Moreover, helping a government gain more favourable coverage from a station is not in itself a highly disturbing activity. Many governments use public relations firms in Western capitals to achieve the same result. It's not like being involved in manufacturing weapons of mass destruction. Likewise, from time to time, all news organisations find that they have been employing dubious staff, as the startling apology in yesterday's New York Times shows.

In addition, close analysis of al-Jazeera's output does not yield the conclusion that it had become, as the Iraqi intelligence documents claimed, an instrument of Baghdad – no more than the BBC is an instrument of New Labour, as Iain Duncan Smith sought to suggest over the weekend.

More interesting, I think, is the provenance of the documents implicating al-Jazeera as an unwitting tool of Saddam Hussein. It appears that the material was left over from a bonfire of intelligence papers that took place after American forces had captured Baghdad.

Luckily, an officer of the Iraqi National Congress, an anti-Saddam Hussein organisation recently returned to the capital from exile abroad, turned up – just in time – to retrieve what had not been burnt. The INC, whose leader is the controversial Ahmed Chalabi, favoured by the Pentagon but not by the US State Department, has had poor relations with al-Jazeera.

At all events, the al-Jazeera files were shared with American intelligence and leaked to The Sunday Times. The newspaper is part of Rupert Murdoch's empire as is the Fox TV news operation, responsible for the most gung-ho coverage of any US network. If al-Jazeera was at one end of the spectrum in its reporting of the Iraq war, Fox represented the other pole.

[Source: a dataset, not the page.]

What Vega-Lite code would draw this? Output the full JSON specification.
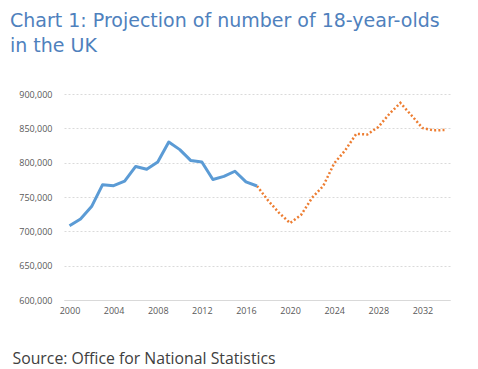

By what sort of evidence should we be impressed? In the first place, al-Jazeera would have had to have a reputation for acting as a mouthpiece for the Saddam Hussein regime, rather like Radio Moscow during the Cold War. Without that the story lacks basic credibility.

Secondly, penetration of the station by Iraqi agents would have had to have been much more far-reaching than one functionary and two cameramen. And thirdly, the documentary evidence would have to have been untainted by association with intelligence agencies. Without these elements, the story cuts no ice at all.